Expert advises plaintiffs to appeal Dutch court ruling on stolen Buddha statue

Source:Global Times Published: 2018/12/13 19:43:40

An expert said Chinese villages can appeal after a court in Amsterdam, the Netherlands, refused to a legal dispute over the ownership of a Buddha statue that contains the mummified remains of a monk.

The statue was stolen in 1995 from a shared temple by two villages of Sanming, East China's Fujian Province, and wound up in the collection of a Dutch art dealer.

After acquiring the location of the statue, the villages sued the dealer in a Dutch court.

The court turned down the case, saying in a written ruling that the two villages are not legal entities and are therefore ineligible to file a claim.

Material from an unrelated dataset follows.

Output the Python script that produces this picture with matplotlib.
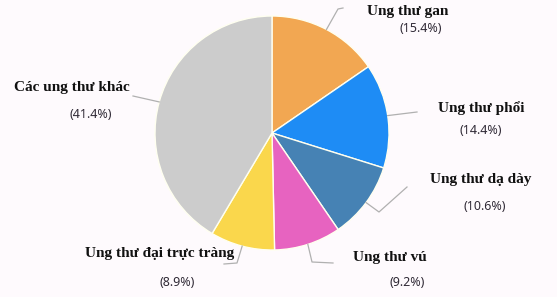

Huo Zhengxin, vice dean of the School of International Law of China University of Political Science and Law, said the Dutch court failed to refer laws of the plaintiff's country, which is Chinese law in this case. Village committees are entitled to file lawsuits, according to Article 96 of the General Principles of Civil Law.

The case is one of the first attempts to repatriate Chinese antiquities through a legal approach instead of diplomatic channels.

In lawsuits to restore lost cultural relics, there are precedents that adopt laws of the originating countries. However, the Dutch court failed to do so and the villages can appeal the ruling, Huo said.